• [EXCERPTED RECORDS]

--- --- ---

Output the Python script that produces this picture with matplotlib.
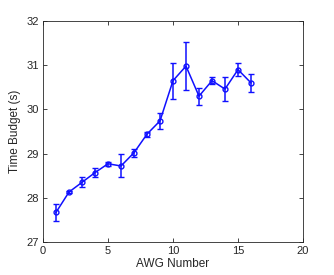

--- --- ---

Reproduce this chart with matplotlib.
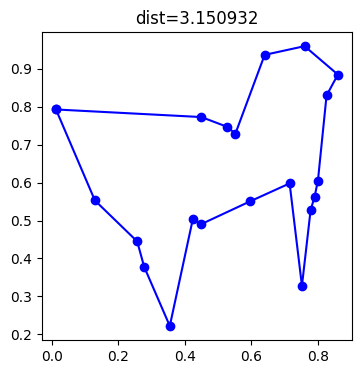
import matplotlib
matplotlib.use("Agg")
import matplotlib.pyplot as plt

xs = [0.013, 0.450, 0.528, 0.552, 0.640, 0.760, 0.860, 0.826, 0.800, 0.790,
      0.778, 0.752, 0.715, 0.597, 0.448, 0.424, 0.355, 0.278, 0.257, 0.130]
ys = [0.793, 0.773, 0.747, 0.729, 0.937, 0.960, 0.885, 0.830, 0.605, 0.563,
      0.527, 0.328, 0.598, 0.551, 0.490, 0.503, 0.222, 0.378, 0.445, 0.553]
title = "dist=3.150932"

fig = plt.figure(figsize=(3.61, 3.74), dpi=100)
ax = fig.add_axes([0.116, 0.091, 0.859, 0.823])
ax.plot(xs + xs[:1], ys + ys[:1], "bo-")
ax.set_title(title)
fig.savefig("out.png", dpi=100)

--- --- ---

• [PROBLEM DESCRIPTION] Collect the lines of the data that carry the word "with".

• [ANSWER FOR THE TASK]
Output the Python script that produces this picture with matplotlib.
Reproduce this chart with matplotlib.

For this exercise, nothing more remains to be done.